Hosted By: Thin Films Technical Group

08 April 2021 12:00 - 13:00

Eastern Time (US & Canada) (UTC -05:00)

Light-matter interactions can be highly controlled via nanostructured thin films on the surface of objects. Indeed, a single-layer of designed and engineered subwavelength nanostructures, so-called metasurfaces, can resonantly couple to the incident light and manipulate the light’s behavior, in demand. Metasurfaces can reproduce the functions of bulk optics, and on occasions, can offer new functionalities that are not possible with conventional diffractive optics.

In this webinar hosted by the Thin Films Technical Group, Mohsen Rahmani, a Royal Society Wolfson Fellow and a UK Research and Innovation Future Leaders Fellow, from Nottingham Trent University will review his journey in employing metallic to dielectric and semiconductor metasurfaces to control the light intensity, frequency and propagation direction.

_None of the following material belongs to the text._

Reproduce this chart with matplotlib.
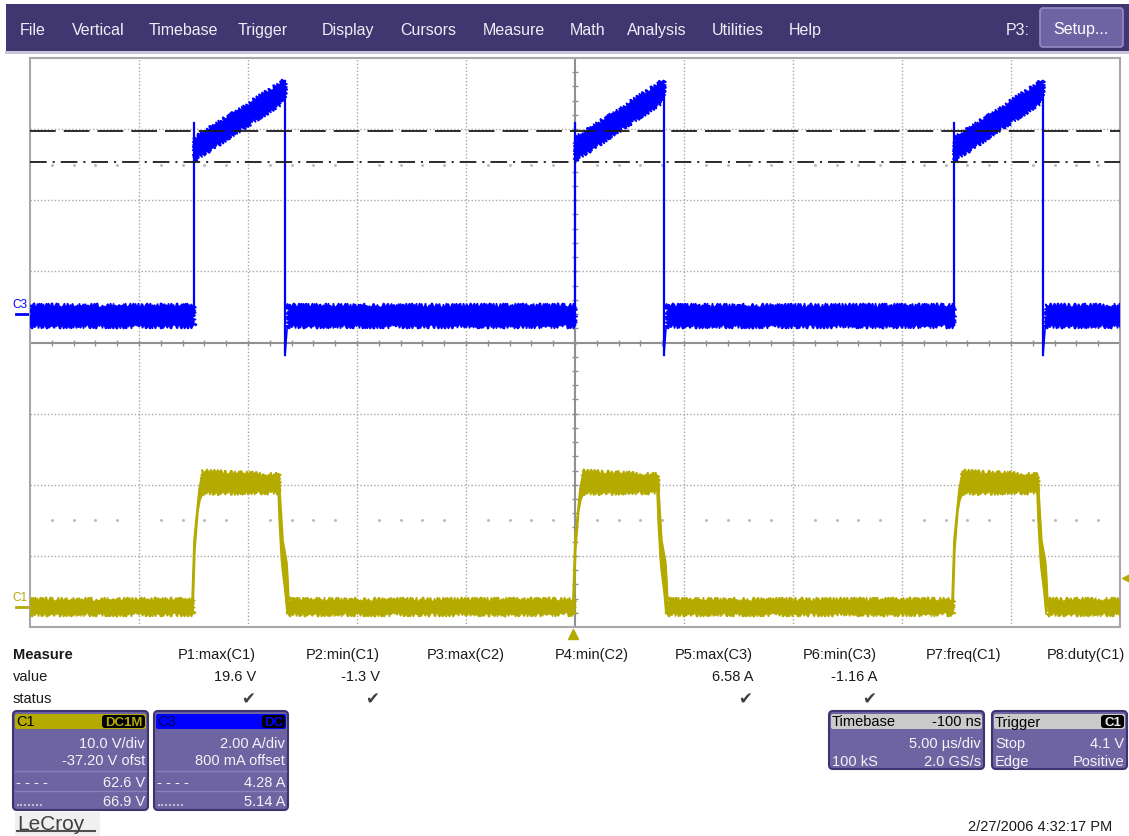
import numpy as np
import matplotlib
matplotlib.use('Agg')
import matplotlib.pyplot as plt
from matplotlib.patches import Rectangle, FancyBboxPatch, Polygon
from matplotlib.transforms import blended_transform_factory

plt.rcParams['font.family'] = ['Liberation Sans', 'DejaVu Sans']
plt.rcParams['lines.scale_dashes'] = False

# scope setup, as shown on screen
t_div = 5.0                      # us/div
t_delay = -0.1                   # us
c1_vdiv, c1_ofst = 10.0, -37.2   # V/div, V offset
c3_adiv, c3_ofst = 2.0, 0.8      # A/div, A offset

# edge times (us)
c1_rise = [-17.47, 0.0, 17.39]
c1_fall = [-13.52, 3.86, 21.29]
c3_rise = [-17.38, 0.10, 17.49]
c3_fall = [-13.20, 4.18, 21.57]

# C1 levels (V): noise band [low, high]
c1_base = [-1.0, 1.1]
c1_top_start = [16.0, 19.1]
c1_top_end = [16.1, 18.6]
# C1 edge shapes: time after edge start (us) and volts
c1_rise_l_dt = [0.0, 0.09, 0.23, 0.32, 0.41, 0.50]
c1_rise_l_v = [1.1, 9.5, 13.8, 16.6, 18.0, 19.2]
c1_rise_r_dt = [0.05, 0.14, 0.28, 0.37, 0.50]
c1_rise_r_v = [-1.0, 8.0, 13.5, 15.0, 16.0]
c1_fall_r_dt = [0.05, 0.14, 0.23, 0.41, 0.46, 0.50]
c1_fall_r_v = [18.5, 14.0, 9.4, 6.3, 3.9, 1.1]
c1_fall_l_dt = [0.0, 0.05, 0.14, 0.18, 0.32, 0.41]
c1_fall_l_v = [16.2, 12.0, 7.0, 5.5, 2.0, -1.0]

# C3 levels (A)
c3_base = [-0.35, 0.25]
c3_top_start = [4.33, 4.95]
c3_top_end = [5.99, 6.58]
c3_spike = 5.37
c3_under = -1.16

# horizontal cursors (C1 volts) and trigger level
cur_dash = 66.9
cur_dashdot = 62.6
trig_level = 4.1

menu_items = ['File', 'Vertical', 'Timebase', 'Trigger', 'Display', 'Cursors',
              'Measure', 'Math', 'Analysis', 'Utilities', 'Help']
menu_x = [20, 72, 149, 238, 322, 400, 483, 570, 627, 712, 789]

meas_names = ['P1:max(C1)', 'P2:min(C1)', 'P3:max(C2)', 'P4:min(C2)',
              'P5:max(C3)', 'P6:min(C3)', 'P7:freq(C1)', 'P8:duty(C1)']
meas_values = ['19.6 V', '-1.3 V', '', '', '6.58 A', '-1.16 A', '', '']
meas_ok = [True, True, False, False, True, True, False, False]
meas_right = [256, 380, 505, 629, 753, 877, 1001, 1125]

blue = '#0000ff'
yellow = '#b4aa00'
purple = '#403670'
body = '#6e64a2'
gridc = '#a8a8a8'
axc = '#909090'

W, H = 1129, 837
fig = plt.figure(figsize=(W / 100, H / 100), dpi=100)
ui = fig.add_axes([0, 0, 1, 1])
ui.set_xlim(0, W)
ui.set_ylim(H, 0)
ui.axis('off')

# menu bar
ui.add_patch(Rectangle((6, 5), W - 6, 47, fc=purple, ec='none'))
ui.plot([6, W], [53, 53], color='#c4c0dc', lw=2)
for name, x in zip(menu_items, menu_x):
    ui.text(x, 30, name, color='#eeeef6', fontsize=11.5, va='center')
ui.text(1006, 30, 'P3:', color='#eeeef6', fontsize=11.5, va='center')
ui.add_patch(FancyBboxPatch((1040, 9), 83, 39, boxstyle='round,pad=0,rounding_size=3',
                            fc='#6e64a3', ec='#958cc4', lw=1.2))
ui.text(1081, 29, 'Setup...', ha='center', va='center', color='white', fontsize=11.5)

# scope grid
gx0, gy0, gx1, gy1 = 30, 59, 1120, 628
ax = fig.add_axes([gx0 / W, 1 - gy1 / H, (gx1 - gx0) / W, (gy1 - gy0) / H])
tc = -t_delay
xmin, xmax = tc - 5 * t_div, tc + 5 * t_div
ax.set_xlim(xmin, xmax)
ax.set_ylim(-4, 4)
ax.set_xticks([])
ax.set_yticks([])
for s in ax.spines.values():
    s.set_color(gridc)
    s.set_linewidth(1.5)
px = (xmax - xmin) / (gx1 - gx0)

for k in range(1, 10):
    if k != 5:
        ax.axvline(xmin + k * t_div, color=gridc, lw=1, ls=(0, (1, 1.5)), zorder=1)
for j in range(-3, 4):
    if j != 0:
        ax.axhline(j, color=gridc, lw=1, ls=(0, (1, 1.5)), zorder=1)
ax.axvline(tc, color=axc, lw=1.5, zorder=1)
ax.axhline(0, color=axc, lw=1.5, zorder=1)
minor_t = xmin + np.arange(1, 50) * t_div / 5
ax.plot(minor_t, np.zeros_like(minor_t), ls='none', marker='|', ms=4.5, mew=1, color=axc, zorder=1)
minor_y = np.arange(-19, 20) * 0.2
ax.plot(np.full_like(minor_y, tc), minor_y, ls='none', marker='_', ms=4.5, mew=1, color=axc, zorder=1)
dot_t = np.array([t for i, t in enumerate(minor_t) if (i + 1) % 5 != 0])
for yy in (2.5, -2.5):
    ax.plot(dot_t, np.full_like(dot_t, yy), ls='none', marker='o', ms=1.1, color='#b8b8b8', zorder=1)


def c1d(v):
    return (np.asarray(v, float) + c1_ofst) / c1_vdiv


def c3d(a):
    return (np.asarray(a, float) + c3_ofst) / c3_adiv


def band(t0, t1, lo0, hi0, lo1, hi1, color):
    p = Polygon([(t0, lo0), (t1, lo1), (t1, hi1), (t0, hi0)], closed=True,
                fc=color, ec=color, lw=1, zorder=3)
    p.set_sketch_params(2.4, 3.0, 2.5)
    ax.add_patch(p)


def edge(pts, color):
    ax.add_patch(Polygon(pts, closed=True, fc=color, ec=color, lw=1, zorder=3))


# C1 trace
lo, hi = c1d(c1_base)
starts = [xmin] + [f + c1_fall_r_dt[-1] - 0.04 for f in c1_fall]
ends = [r + 0.05 for r in c1_rise] + [xmax]
for s, e in zip(starts, ends):
    band(s, e, lo, hi, lo, hi, yellow)
for r, f in zip(c1_rise, c1_fall):
    band(r + 0.45, f + 0.03, *c1d(c1_top_start), *c1d(c1_top_end), yellow)
    up = [(r + d, y) for d, y in zip(c1_rise_l_dt, c1d(c1_rise_l_v))]
    dn = [(r + d, y) for d, y in zip(c1_rise_r_dt, c1d(c1_rise_r_v))]
    edge(up + dn[::-1], yellow)
    up = [(f + d, y) for d, y in zip(c1_fall_r_dt, c1d(c1_fall_r_v))]
    dn = [(f + d, y) for d, y in zip(c1_fall_l_dt, c1d(c1_fall_l_v))]
    edge(up + dn[::-1], yellow)

# C3 trace
lo, hi = c3d(c3_base)
starts = [xmin] + [f + 0.08 for f in c3_fall]
ends = list(c3_rise) + [xmax]
for s, e in zip(starts, ends):
    band(s, e, lo, hi, lo, hi, blue)
for r, f in zip(c3_rise, c3_fall):
    band(r + 0.03, f, *c3d(c3_top_start), *c3d(c3_top_end), blue)
    ax.plot([r, r], c3d([0.0, c3_spike]), color=blue, lw=1.6, zorder=3)
    ax.plot([f, f], c3d([c3_top_end[1] - 0.2, c3_under]), color=blue, lw=1.6, zorder=3)
    ax.plot([f, f + 0.1], [c3d(c3_under), lo], color=blue, lw=1.2, zorder=3)

# cursors
ax.axhline(c1d(cur_dash), color='#1a1a1a', lw=1.3, dashes=(18.5, 5.8), zorder=4)
ax.axhline(c1d(cur_dashdot), color='#1a1a1a', lw=1.3, dashes=(12, 4.3, 1.5, 4.3), zorder=4)

# channel and trigger markers
tr = blended_transform_factory(ax.transAxes, ax.transData)
for lbl, lvl, col in (('C3', c3d(0), blue), ('C1', c1d(0), yellow)):
    ax.plot([-14 / 1090, -1 / 1090], [lvl, lvl], color=col, lw=2, transform=tr, clip_on=False)
    ax.annotate(lbl, xy=(0, lvl), xycoords=tr, xytext=(-18, 4), textcoords='offset pixels',
                fontsize=8.5, color=col, va='bottom', ha='left', annotation_clip=False)
ax.plot([xmax + 6 * px], [c1d(trig_level)], marker='<', ms=6, color=yellow, clip_on=False, zorder=5)
ax.plot([0.0], [-4 - 7 * 8 / (gy1 - gy0)], marker='^', ms=7, color=yellow, clip_on=False, zorder=5)

# measurement table
txt = '#1a1a1a'
ui.text(13, 655, 'Measure', fontsize=10.5, fontweight='bold', va='center', color=txt)
ui.text(13, 677, 'value', fontsize=10.5, va='center', color=txt)
ui.text(13, 699, 'status', fontsize=10.5, va='center', color=txt)
for name, val, ok, xr in zip(meas_names, meas_values, meas_ok, meas_right):
    ui.text(xr, 655, name, fontsize=10.5, va='center', ha='right', color=txt)
    ui.text(xr, 677, val, fontsize=10.5, va='center', ha='right', color=txt)
    if ok:
        ui.text(xr - 1, 699, '\u2714', fontsize=12, va='center', ha='right', color='#404040',
                family='DejaVu Sans')


def scope_box(x0, y0, x1, y1, head_fc, head_txt, head_col, badge, badge_col, badge_x0,
              rows, seps=()):
    ui.add_patch(FancyBboxPatch((x0, y0), x1 - x0, y1 - y0,
                                boxstyle='round,pad=0,rounding_size=4',
                                fc=body, ec='#3c3470', lw=1.5))
    ui.add_patch(FancyBboxPatch((x0 + 2, y0 + 3), x1 - x0 - 4, 15,
                                boxstyle='round,pad=0,rounding_size=2', fc=head_fc, ec='none'))
    ui.text(x0 + 3, y0 + 10.5, head_txt[0], fontsize=10.5, va='center', color=head_col)
    if badge:
        ui.add_patch(FancyBboxPatch((badge_x0, y0 + 4), x1 - 3 - badge_x0, 13,
                                    boxstyle='round,pad=0,rounding_size=3', fc='black', ec='none'))
        ui.text((badge_x0 + x1 - 3) / 2, y0 + 10.5, badge, fontsize=9.5, va='center',
                ha='center', color=badge_col, fontweight='bold')
    else:
        ui.text(x1 - 3, y0 + 10.5, head_txt[1], fontsize=10.5, va='center', ha='right',
                color=head_col)
    for ys in seps:
        ui.plot([x0 + 2, x1 - 2], [ys, ys], color='#8a80bc', lw=1)
    for y, left, right in rows:
        if left:
            ui.text(x0 + 3, y, left, fontsize=10.5, va='center', color='#f4f4f8')
        if right:
            ui.text(x1 - 3, y, right, fontsize=10.5, va='center', ha='right', color='#f4f4f8')


scope_box(13, 712, 148, 811, yellow, ('C1', ''), 'black', 'DC1M', yellow, 102,
          [(744, '', '10.0 V/div'), (761, '', '-37.20 V ofst'),
           (783, '- - - -', '62.6 V'), (802, '.......', '66.9 V')], seps=(772, 792))
scope_box(154, 712, 288, 811, blue, ('C3', ''), '#000060', 'DC', blue, 262,
          [(744, '', '2.00 A/div'), (761, '', '800 mA offset'),
           (783, '- - - -', '4.28 A'), (802, '.......', '5.14 A')], seps=(772, 792))
scope_box(829, 712, 984, 770, '#cacaca', ('Timebase', '-100 ns'), 'black', None, None, 0,
          [(744, '', '5.00 \u00b5s/div'), (762, '100 kS', '2.0 GS/s')])
scope_box(992, 712, 1127, 770, '#cacaca', ('Trigger', ''), 'black', 'C1', '#e8e8e8', 1101,
          [(744, 'Stop', '4.1 V'), (762, 'Edge', 'Positive')])

# logo and timestamp
ui.add_patch(Rectangle((15, 813), 85, 24, fc='#f0f0f0', ec='none'))
ui.text(17, 825, 'LeCroy', fontsize=15, va='center', color='#404040')
ui.plot([17, 95], [832, 832], color='#505050', lw=1.5)
ui.text(1112, 827, '2/27/2006 4:32:17 PM', fontsize=10.5, va='center', ha='right', color=txt)

fig.savefig('out.png', dpi=100, facecolor='white')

In addition, Rahmani will discuss how metasurfaces can lead to several exciting applications, including night vision, flat optics and ultra-sensitive biochemical sensing. 

What You Will Learn:

  • What are metasurfaces
  • How metasurfaces can control the light-matter interactions
  • What applications metasurfaces can offer

Who Should Attend:

  • Active researchers in nanophotonics
  • Industrial stakeholders in nanoscale optical components


About the Presenter: Mohsen Rahmani, Nottingham Trent University

Mohsen Rahmani is an Associate Professor at Nottingham Trent University. His research activities span over light-matter interactions with various type of nanomaterials, e.g. metallic, dielectric and semiconductor nanoparticles, in the linear and nonlinear regime for applications in flat optics, near-infrared imaging, bio-sensing, etc. He obtained his PhD from the National University of Singapore in 2013, followed by postdoc fellowship at Imperial College London, and the Australian Research Council Early Career Fellowship at the Australian National University (ANU). In 2020, he moved to the Nottingham Trent University as a Royal Society Wolfson Fellow, and has recently been awarded by the UK Research and Innovation Fellowship. Rahmani has been invited to present his research findings at >30 international conferences and he has published more than 60 peer-reviewed journal papers, 28 of which have an impact factor > 10, with over 3k citations (H-index=31). He is the recipient of several prestigious awards and prizes including the Eureka Prize for Outstanding Early Career Academics (Australian Oscar of Science), Early Career Medal from the International Union of Pure and Applied Physics, and the Australian Optical Society Geoff Opat Award. He is an editorial board member of Applied Physics Letters Photonics and Opto-Electronic Advances. He has organised “Frontiers in Nanophotonics” workshop in Canberra in 2018 and has served as a committee member for five international conferences. In 2020, he was promoted to senior member of the Optical Society and IEEE.